What is Cavitation?

Example of Cavitation in a Valve

Cavitation is the formation and collapse of air or gas bubbles in a liquid.

The bubbles are formed when liquid undergoes a rapid change of pressure and falls below the vapor pressure. They collapse when the pressure recovers.

This can all happen in a very short span just after the vena contracta—the point in the valve where the diameter of the flow is at its smallest, and fluid velocity is at its maximum.

What are the Symptoms?

Because it happens inside a valve or pipeline, cavitation is not easy to spot. Here are two symptoms that may be caused by cavitation:

  1. Valve Trim Pitting. When the vapor bubbles collapse, it creates a strong force. When this happens over and over on the metal surface of the valve trim, the metal will begin to erode and pit.
  2. Water Hammering. If cavitation is occurring, your valve may repeatedly open and then close sharply. This is called water hammering, and it can lead to an eventual compromise of the valve stem, coupling block and/or valve seat.

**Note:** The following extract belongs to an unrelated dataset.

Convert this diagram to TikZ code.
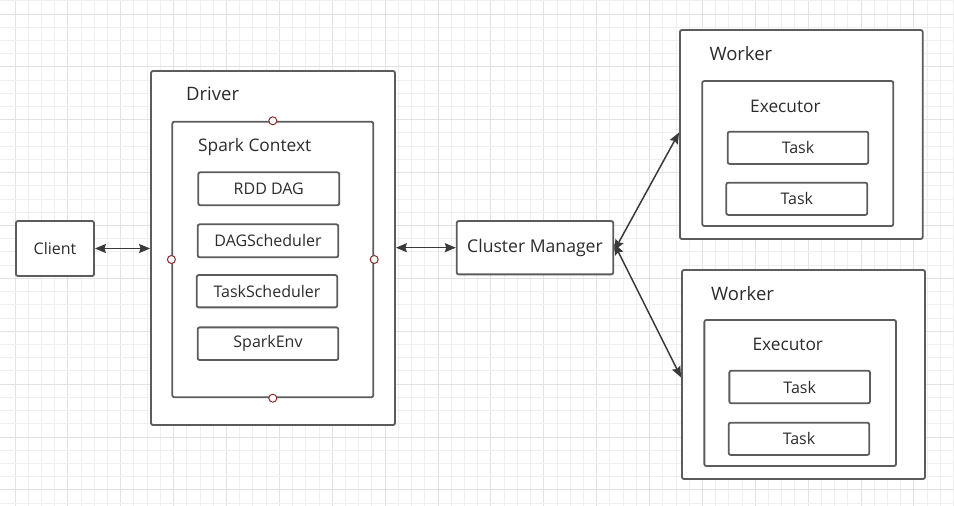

How Can I Prevent Cavitation?

There are three things you can do to prevent cavitation in your valves:

  1. Decrease the pressure drop across your valve.
  2. Install the valve in a cooler place in the process, thereby decreasing the vapor pressure.
  3. Make sure your valve is properly sized. Cavitation often happens in applications when a valve is oversized. For tips on how to size your valve, see our video, “How to Select a Valve.”